BY 9.30PM ON the first Friday of the month, the bars in Marunouchi, Tokyo’s financial district, used to empty out as foreign-exchange traders returned to their desks. London’s investment bankers, back from lunch, would be sharp and alert, helped by a rare early night. All awaited the world’s most important data release: that of America’s jobs-market report.

The release—which includes figures on non-farm employment, the unemployment rate and wages—often generated sizeable market moves. On average, five-year Treasury yields moved by 0.17 percentage points on the day of the report’s release in 2004. The four biggest daily moves that year occurred after a release. Since then, though, market reaction has cooled. In 2019 yields barely budged, moving on average by less than 0.04 percentage points on publication of the report.

Before the financial crisis jobs data were thought to give a good signal about the likely actions of the Federal Reserve, which is tasked with ensuring maximum employment and stable inflation.

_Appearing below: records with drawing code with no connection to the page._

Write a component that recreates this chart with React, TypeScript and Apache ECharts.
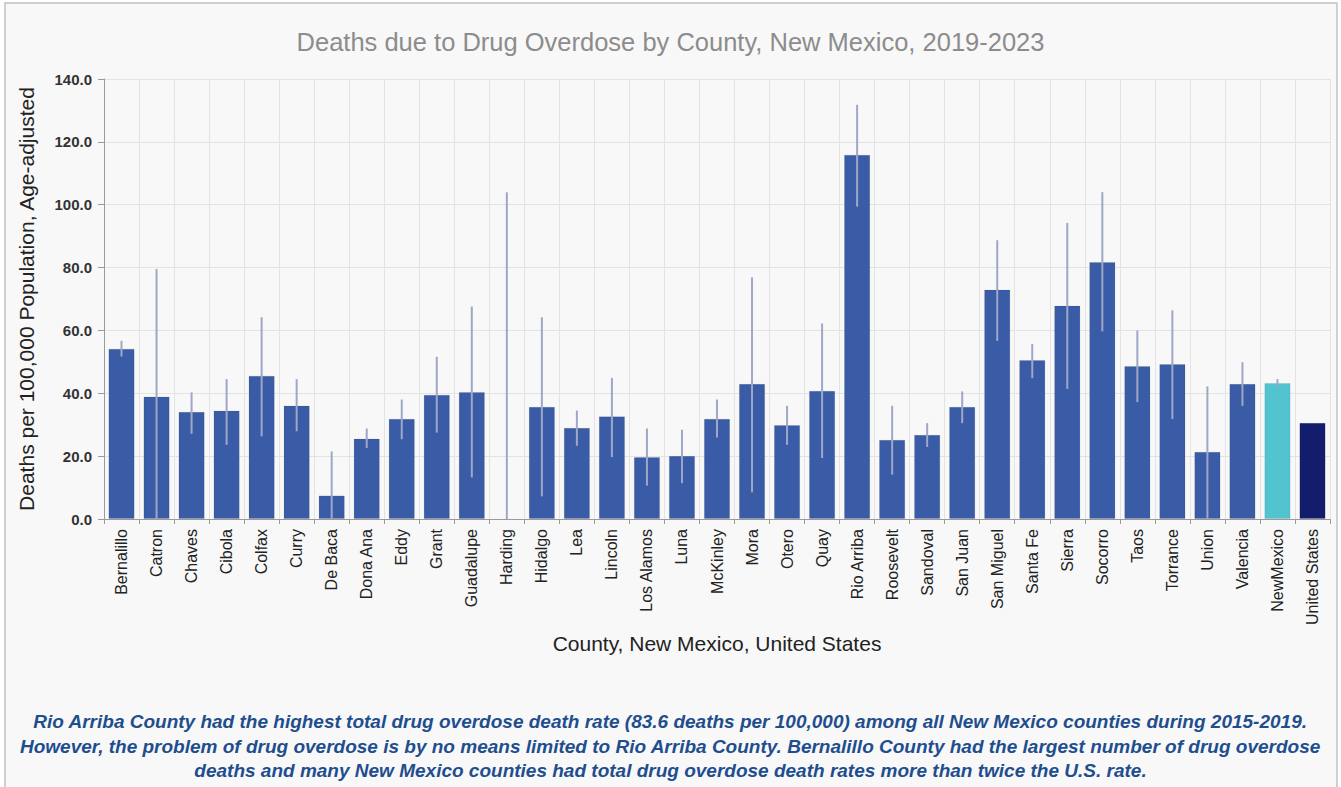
import React, { useEffect, useRef } from "react";
import * as echarts from "echarts";

const categories = [
  "Bernalillo", "Catron", "Chaves", "Cibola", "Colfax", "Curry", "De Baca", "Dona Ana",
  "Eddy", "Grant", "Guadalupe", "Harding", "Hidalgo", "Lea", "Lincoln", "Los Alamos",
  "Luna", "McKinley", "Mora", "Otero", "Quay", "Rio Arriba", "Roosevelt", "Sandoval",
  "San Juan", "San Miguel", "Santa Fe", "Sierra", "Socorro", "Taos", "Torrance", "Union",
  "Valencia", "NewMexico", "United States",
];

const rates: (number | null)[] = [
  54.2, 39.0, 34.1, 34.5, 45.6, 36.1, 7.5, 25.6,
  31.9, 39.5, 40.4, null, 35.7, 29.0, 32.7, 19.7,
  20.1, 31.9, 43.0, 29.9, 40.8, 115.9, 25.2, 26.8,
  35.7, 73.0, 50.6, 67.9, 81.8, 48.7, 49.3, 21.4,
  43.0, 43.3, 30.6,
];

const lowerCI: (number | null)[] = [
  51.7, 0, 27.1, 23.6, 26.3, 27.9, 0, 22.6,
  25.4, 27.5, 13.2, 0, 7.2, 23.3, 19.7, 10.6,
  11.4, 25.9, 8.5, 23.6, 19.4, 99.4, 14.1, 22.9,
  30.5, 56.7, 44.8, 41.4, 59.7, 37.2, 31.8, 0,
  36.0, 42.0, null,
];

const upperCI: (number | null)[] = [
  56.7, 79.5, 40.3, 44.5, 64.2, 44.5, 21.5, 28.8,
  38.0, 51.6, 67.6, 104.0, 64.2, 34.5, 44.9, 28.8,
  28.4, 38.0, 76.9, 36.0, 62.2, 131.8, 36.0, 30.5,
  40.6, 88.7, 55.7, 94.2, 104.0, 60.0, 66.4, 42.2,
  49.9, 44.5, null,
];

const yTicks = { min: 0, max: 140, interval: 20 };

const title = "Deaths due to Drug Overdose by County, New Mexico, 2019-2023";
const yAxisTitle = "Deaths per 100,000 Population, Age-adjusted";
const xAxisTitle = "County, New Mexico, United States";
const noteLines = [
  "Rio Arriba County had the highest total drug overdose death rate (83.6 deaths per 100,000) among all New Mexico counties during 2015-2019.",
  "However, the problem of drug overdose is by no means limited to Rio Arriba County. Bernalillo County had the largest number of drug overdose",
  "deaths and many New Mexico counties had total drug overdose death rates more than twice the U.S. rate.",
];

const COUNTY_COLOR = "#3a5ca6";
const NM_COLOR = "#52c4d0";
const US_COLOR = "#141c6c";

export default function App() {
  const ref = useRef<HTMLDivElement>(null);

  useEffect(() => {
    if (!ref.current) return;
    const chart = echarts.init(ref.current, null, { renderer: "svg" });

    const barData = rates.map((v, i) => {
      const name = categories[i];
      const color = name === "NewMexico" ? NM_COLOR : name === "United States" ? US_COLOR : COUNTY_COLOR;
      return { value: v, itemStyle: { color } };
    });

    const errData = categories
      .map((_, i) => [i, lowerCI[i], upperCI[i]])
      .filter((d) => d[1] !== null && d[2] !== null);

    const font = "Liberation Sans, Arial, sans-serif";

    chart.setOption({
      animation: false,
      backgroundColor: "#ffffff",
      textStyle: { fontFamily: font },
      title: {
        text: title,
        left: "center",
        top: 24,
        textStyle: { color: "#8c8c8c", fontSize: 25.5, fontWeight: "normal", fontFamily: font },
      },
      grid: { left: 104, right: 11, top: 79, bottom: 268, containLabel: false },
      xAxis: {
        type: "category",
        data: categories,
        name: xAxisTitle,
        nameLocation: "middle",
        nameGap: 113,
        nameTextStyle: { color: "#222", fontSize: 21, fontFamily: font },
        axisLine: { show: true, lineStyle: { color: "#9a9a9a", width: 1 } },
        axisTick: { show: true, alignWithLabel: false, length: 5, lineStyle: { color: "#9a9a9a" } },
        splitLine: { show: true, lineStyle: { color: "#e3e3e3", width: 1 } },
        axisLabel: {
          rotate: 90,
          interval: 0,
          margin: 10,
          color: "#222",
          fontSize: 16,
          fontFamily: font,
        },
      },
      yAxis: {
        type: "value",
        min: yTicks.min,
        max: yTicks.max,
        interval: yTicks.interval,
        name: yAxisTitle,
        nameLocation: "middle",
        nameGap: 67,
        nameTextStyle: { color: "#222", fontSize: 21, fontFamily: font },
        axisLine: { show: true, lineStyle: { color: "#9a9a9a", width: 1 } },
        axisTick: { show: true, length: 6, lineStyle: { color: "#9a9a9a" } },
        splitLine: { show: true, lineStyle: { color: "#e3e3e3", width: 1 } },
        axisLabel: {
          formatter: (v: number) => v.toFixed(1),
          color: "#333",
          fontSize: 15,
          fontWeight: "bold",
          margin: 12,
          fontFamily: font,
        },
      },
      graphic: [
        {
          type: "rect",
          z: -10,
          silent: true,
          shape: { x: 5, y: 3, width: 1332, height: 800 },
          style: { fill: "#f8f8f8", stroke: "#cfcfcf", lineWidth: 2 },
        },
        ...noteLines.map((line, i) => ({
          type: "text",
          left: "center",
          top: 712 + i * 24.5,
          silent: true,
          style: {
            text: line,
            fill: "#1f4e8e",
            fontSize: 19,
            fontStyle: "italic",
            fontWeight: "bold",
            fontFamily: font,
          },
        })),
      ],
      series: [
        {
          type: "bar",
          data: barData,
          barCategoryGap: "25%",
          itemStyle: { borderColor: "rgba(0,0,0,0.08)", borderWidth: 1 },
        },
        {
          type: "custom",
          data: errData,
          z: 10,
          renderItem: (params: any, api: any) => {
            const x = api.value(0);
            const lo = api.coord([x, api.value(1)]);
            const hi = api.coord([x, api.value(2)]);
            return {
              type: "line",
              shape: { x1: lo[0], y1: lo[1], x2: hi[0], y2: hi[1] },
              style: { stroke: "#9ea7c6", lineWidth: 2 },
            };
          },
        },
      ],
    });

    return () => chart.dispose();
  }, []);

  return (
    <div
      ref={ref}
      style={{ position: "absolute", left: 0, top: 0, width: 1341, height: 787 }}
    />
  );
}
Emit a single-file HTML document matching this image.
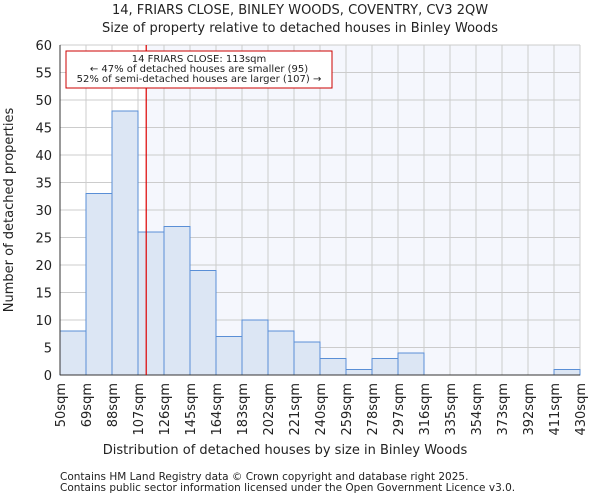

The more people in jobs, the thinking was, the closer America got to full employment. A tighter labour market would push up wages and consumer prices. That made it more likely that the Fed would raise interest rates, making dollar assets more attractive.

The reason for the subsequent lack of interest is that falling unemployment is no longer a good guide to the Fed’s actions. Inflation has been unusually quiescent. The unemployment rate has fallen from 9% in 2011 to 3.5%, the lowest rate in 50 years. If the usual Phillips curve relationship held, a rise in inflation would have followed. But in fact it has fallen: personal-consumption expenditure inflation, the Fed’s preferred measure, has slipped from 2% to 1.6%.

As markets have become used to seeing strong payrolls without any signs of inflationary pressure, they no longer expect interest-rate rises to follow. Traders still pay attention to the wage figures in the report. In February 2018 a large pickup in average hourly earnings led to a spike in bond yields; the fall in the price of Treasuries was matched by a stockmarket selloff. But since then pay growth has lost momentum, even as unemployment has continued to fall.